I did some research to see if this approach has a name, and it’s probably a variation of Longest Prefix Match algorithm.
From O(n), we have O(1) now. Actually, it’s O(d) where d is the depth of paths, which in our case will be max. 7, and avg. round 5, but technically it's O(1), because its complexity is independent of the number of paths in the index.
That optimization actually gave us that much reduction, that blackfire stopped profiling this method, because only calls above 1% of request time are taken into account during profiling.

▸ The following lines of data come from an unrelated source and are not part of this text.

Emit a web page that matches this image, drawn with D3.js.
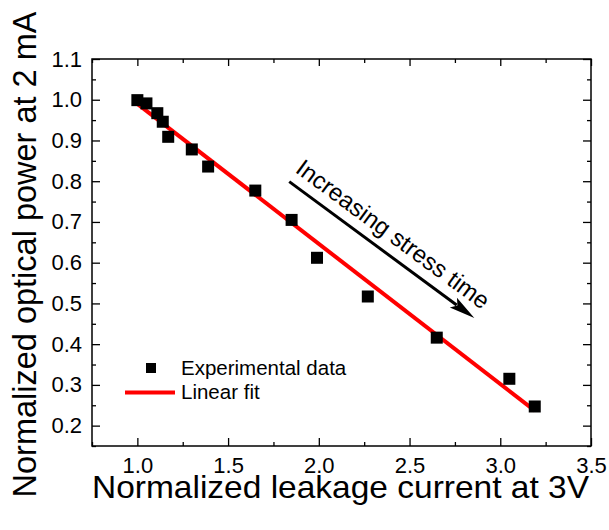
<!DOCTYPE html>
<html>
<head>
<meta charset="utf-8">
<script src="https://cdn.jsdelivr.net/npm/d3@7"></script>
<style>
  body { margin: 0; background: #fff; }
  svg text { font-family: "Liberation Sans", Arial, sans-serif; fill: #000; }
</style>
</head>
<body>
<div class="chart"></div>
<script>
// data
var leakage = [1.0, 1.05, 1.11, 1.14, 1.17, 1.30, 1.39, 1.65, 1.85, 1.99, 2.27, 2.65, 3.05, 3.19];
var power = [0.999, 0.991, 0.967, 0.946, 0.909, 0.878, 0.836, 0.777, 0.705, 0.612, 0.517, 0.416, 0.315, 0.247];

// linear fit end points
var fitX = [1.0, 3.19];
var fitY = [0.99, 0.237];

// annotation arrow (data coords)
var arrowX = [1.837, 2.857];
var arrowY = [0.799, 0.464];

var xMajor = [1.0, 1.5, 2.0, 2.5, 3.0, 3.5];
var xMinor = [0.75, 1.25, 1.75, 2.25, 2.75, 3.25];
var yMajor = [0.2, 0.3, 0.4, 0.5, 0.6, 0.7, 0.8, 0.9, 1.0, 1.1];
var yMinor = [0.15, 0.25, 0.35, 0.45, 0.55, 0.65, 0.75, 0.85, 0.95, 1.05];

var svgWidth = 609;
var svgHeight = 530;
var margin = { top: 59, right: 18, bottom: 84, left: 92 };
var width = svgWidth - margin.left - margin.right;
var height = svgHeight - margin.top - margin.bottom;

var svg = d3.select(".chart")
  .append("svg")
  .attr("width", svgWidth)
  .attr("height", svgHeight);

var chart = svg.append("g")
  .attr("transform", "translate(" + margin.left + "," + margin.top + ")");

var xScale = d3.scaleLinear().domain([0.75, 3.5]).range([0, width]);
var yScale = d3.scaleLinear().domain([0.15, 1.1]).range([height, 0]);

// axes, ticks pointing inward
function styleAxis(g) {
  g.select(".domain").remove();
  g.attr("font-size", 22).attr("font-family", null);
  g.selectAll("line").attr("stroke", "#000").attr("stroke-width", 1.3);
  g.selectAll("text").style("font-size", "22px");
}

chart.append("g")
  .attr("transform", "translate(0," + height + ")")
  .call(d3.axisBottom(xScale).tickValues(xMajor).tickSize(-8).tickPadding(11.5).tickFormat(d3.format(".1f")))
  .call(styleAxis);
chart.append("g")
  .attr("transform", "translate(0," + height + ")")
  .call(d3.axisBottom(xScale).tickValues(xMinor).tickSize(-4).tickFormat(""))
  .call(styleAxis);
chart.append("g")
  .call(d3.axisTop(xScale).tickValues(xMajor).tickSize(-7).tickFormat(""))
  .call(styleAxis);
chart.append("g")
  .call(d3.axisTop(xScale).tickValues(xMinor).tickSize(-4).tickFormat(""))
  .call(styleAxis);

chart.append("g")
  .call(d3.axisLeft(yScale).tickValues(yMajor).tickSize(-8).tickPadding(10).tickFormat(d3.format(".1f")))
  .call(styleAxis);
chart.append("g")
  .call(d3.axisLeft(yScale).tickValues(yMinor).tickSize(-4).tickFormat(""))
  .call(styleAxis);
chart.append("g")
  .attr("transform", "translate(" + width + ",0)")
  .call(d3.axisRight(yScale).tickValues(yMajor).tickSize(-8).tickFormat(""))
  .call(styleAxis);
chart.append("g")
  .attr("transform", "translate(" + width + ",0)")
  .call(d3.axisRight(yScale).tickValues(yMinor).tickSize(-4).tickFormat(""))
  .call(styleAxis);

// frame
chart.append("rect")
  .attr("width", width)
  .attr("height", height)
  .attr("fill", "none")
  .attr("stroke", "#000")
  .attr("stroke-width", 1.5);

// linear fit
var line = d3.line()
  .x(function (d) { return xScale(d[0]); })
  .y(function (d) { return yScale(d[1]); });

chart.append("path")
  .datum(d3.zip(fitX, fitY))
  .attr("d", line)
  .attr("fill", "none")
  .attr("stroke", "#ff0000")
  .attr("stroke-width", 4);

// data points
var sq = 12;
chart.selectAll(".pt")
  .data(d3.zip(leakage, power))
  .enter()
  .append("rect")
  .attr("class", "pt")
  .attr("x", function (d) { return xScale(d[0]) - sq / 2; })
  .attr("y", function (d) { return yScale(d[1]) - sq / 2; })
  .attr("width", sq)
  .attr("height", sq)
  .attr("fill", "#000");

// arrow annotation
var ax0 = xScale(arrowX[0]), ay0 = yScale(arrowY[0]);
var ax1 = xScale(arrowX[1]), ay1 = yScale(arrowY[1]);
var angDeg = Math.atan2(ay1 - ay0, ax1 - ax0) * 180 / Math.PI;
var len = Math.hypot(ax1 - ax0, ay1 - ay0);
var headLen = 26, headW = 6;

var arrow = chart.append("g")
  .attr("transform", "translate(" + ax0 + "," + ay0 + ")rotate(" + angDeg + ")");
arrow.append("line")
  .attr("x1", 0).attr("y1", 0)
  .attr("x2", len - headLen + 4).attr("y2", 0)
  .attr("stroke", "#000")
  .attr("stroke-width", 3);
arrow.append("path")
  .attr("d", "M" + len + ",0L" + (len - headLen) + "," + (-headW) + "L" + (len - headLen + 5) + ",0L" + (len - headLen) + "," + headW + "Z")
  .attr("fill", "#000");
arrow.append("text")
  .attr("x", -2)
  .attr("y", -11)
  .style("font-size", "24px")
  .text("Increasing stress time");

// legend
var legend = chart.append("g");
legend.append("rect")
  .attr("x", 151 - margin.left - 5)
  .attr("y", 368 - margin.top - 5)
  .attr("width", 10)
  .attr("height", 10)
  .attr("fill", "#000");
legend.append("text")
  .attr("x", 181 - margin.left)
  .attr("y", 375 - margin.top)
  .style("font-size", "20.5px")
  .text("Experimental data");
legend.append("line")
  .attr("x1", 125 - margin.left)
  .attr("x2", 175 - margin.left)
  .attr("y1", 392.5 - margin.top)
  .attr("y2", 392.5 - margin.top)
  .attr("stroke", "#ff0000")
  .attr("stroke-width", 4);
legend.append("text")
  .attr("x", 181 - margin.left)
  .attr("y", 399 - margin.top)
  .style("font-size", "20.5px")
  .text("Linear fit");

// axis titles
svg.append("text")
  .attr("x", 92)
  .attr("y", 498)
  .attr("textLength", 497)
  .attr("lengthAdjust", "spacingAndGlyphs")
  .style("font-size", "32px")
  .text("Normalized leakage current at 3V");

svg.append("text")
  .attr("transform", "translate(36,254.5)rotate(-90)")
  .attr("text-anchor", "middle")
  .style("font-size", "32.5px")
  .text("Normalized optical power at 2 mA");
</script>
</body>
</html>
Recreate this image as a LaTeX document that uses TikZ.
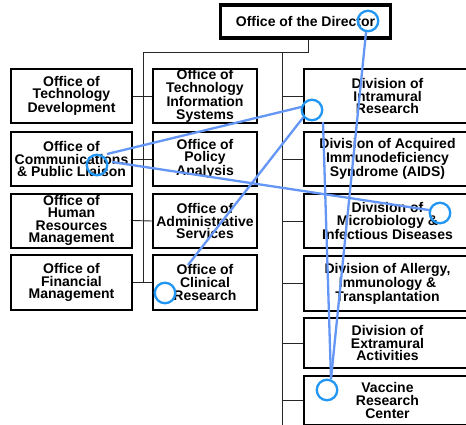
\documentclass[tikz,border=0pt]{standalone}
\usepackage{fontspec}
\setmainfont{Liberation Sans}
\definecolor{ringblue}{RGB}{33,150,243}
\definecolor{hintblue}{RGB}{100,150,245}
\begin{document}
\begin{tikzpicture}[x=1pt,y=-1pt,
  unit/.style={draw=black, line width=2pt, fill=white, inner sep=0pt, align=center,
    font=\bfseries\fontsize{14}{12.6}\selectfont},
  office/.style={unit, minimum width=121pt, minimum height=54pt},
  staff/.style={unit, minimum width=104pt, minimum height=54pt},
  division/.style={unit, minimum width=167pt, minimum height=54pt},
  tie/.style={draw=black!85, line width=0.9pt},
  ring/.style={circle, draw=ringblue, line width=2.3pt, minimum size=20.5pt, inner sep=0pt},
  hint/.style={draw=hintblue, line width=2.3pt}]
\clip (0,0) rectangle (466,424);
\fill[white] (0,0) rectangle (466,424);

% director
\node[unit, line width=3.2pt, minimum width=170pt, minimum height=33pt] (dir) at (305.5,21.5) {Office of the Director};

% left column of offices
\node[office] (tdev) at (71.5,96) {Office of\\Technology\\Development};
\node[office] (comm) at (71.5,159) {Office of\\Communications\\\& Public Liaison};
\node[office] (hr) at (71.5,220.5) {Office of\\Human\\Resources\\Management};
\node[office, minimum height=55pt] (fin) at (71.5,282.5) {Office of\\Financial\\Management};

% middle column of offices
\node[staff] (tis) at (205,96) {Office of\\Technology\\Information\\Systems};
\node[staff] (pol) at (205,159) {Office of\\Policy\\Analysis};
\node[staff] (adm) at (205,221) {Office of\\Administrative\\Services};
\node[staff, minimum height=55pt] (clin) at (205,282.5) {Office of\\Clinical\\Research};

% divisions
\node[division] (dir1) at (387.5,96) {Division of\\Intramural\\Research};
\node[division] (aids) at (387.5,159) {Division of Acquired\\Immunodeficiency\\Syndrome (AIDS)};
\node[division] (micro) at (387.5,221) {Division of\\Microbiology \&\\Infectious Diseases};
\node[division, minimum height=55pt] (allergy) at (387.5,283.5) {Division of Allergy,\\Immunology \&\\Transplantation};
\node[division, minimum height=50pt] (extra) at (387.5,343) {Division of\\Extramural\\Activities};
\node[division, minimum height=49pt] (vrc) at (387.5,400.5) {Vaccine\\Research\\Center};

% trunk lines
\coordinate (jd) at (308,52);
\coordinate (lt) at (143,52);
\coordinate (rt) at (282,52);
\coordinate (rb) at (282,430);
\draw[tie] (dir.south -| jd) -- (jd) -- (lt) -- (lt |- fin.east);
\draw[tie] (rt) -- (rb);
\foreach \a/\b in {tdev/tis, comm/pol, hr/adm, fin/clin}
  \draw[tie] (\a.east) -- (\b.west);
\foreach \d in {dir1, aids, micro, allergy, extra, vrc}
  \draw[tie] (rt |- \d.west) -- (\d.west);

% blue markings
\node[ring] (rdir) at (368,21) {};
\node[ring] (rint) at (312,110) {};
\node[ring] (rcomm) at (97,165) {};
\node[ring] (rmicro) at (440,213) {};
\node[ring] (rclin) at (165,293) {};
\node[ring] (rvrc) at (327,390) {};
\coordinate (pa) at (323,122);
\coordinate (pb) at (107,154);
\coordinate (pc) at (112,162);
\coordinate (pd) at (188,265);
\coordinate (pv) at (331,379);
\draw[hint] (rdir.-100) -- (pv);
\draw[hint] (pa) -- (pv);
\draw[hint] (rint.165) -- (pb);
\draw[hint] (pc) -- (rmicro.165);
\draw[hint] (rint.220) -- (pd);
\end{tikzpicture}
\end{document}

So, we probably have less than 1ms.
Summary
While 7 milliseconds might seem to be a very small improvement, the investment was surprisingly small. Was it worth it? Much of the solution came from "involuntary" thought after rewatching one of my favorite tv-series, with the actual development that took me like 20 minutes at all.
I’ve done this task thanks to our "Improvement Fridays" initiative.
However, the impact of 7ms, when applied to every single request, can bring you very nice results. We can't precisely measure this in production because response times are too inconsistent. Still, ignoring these small improvements can lead to performance problems building up over time, particularly when they impact every single query.
This whole thing showed me that, as a software engineer, I often don't fully remember how powerful basic algorithms and data structures are. It was genuinely fun and refreshing to use these ideas on a real problem. It proves that learning them is priceless. You truly never know when they'll give you the perfect fit solution.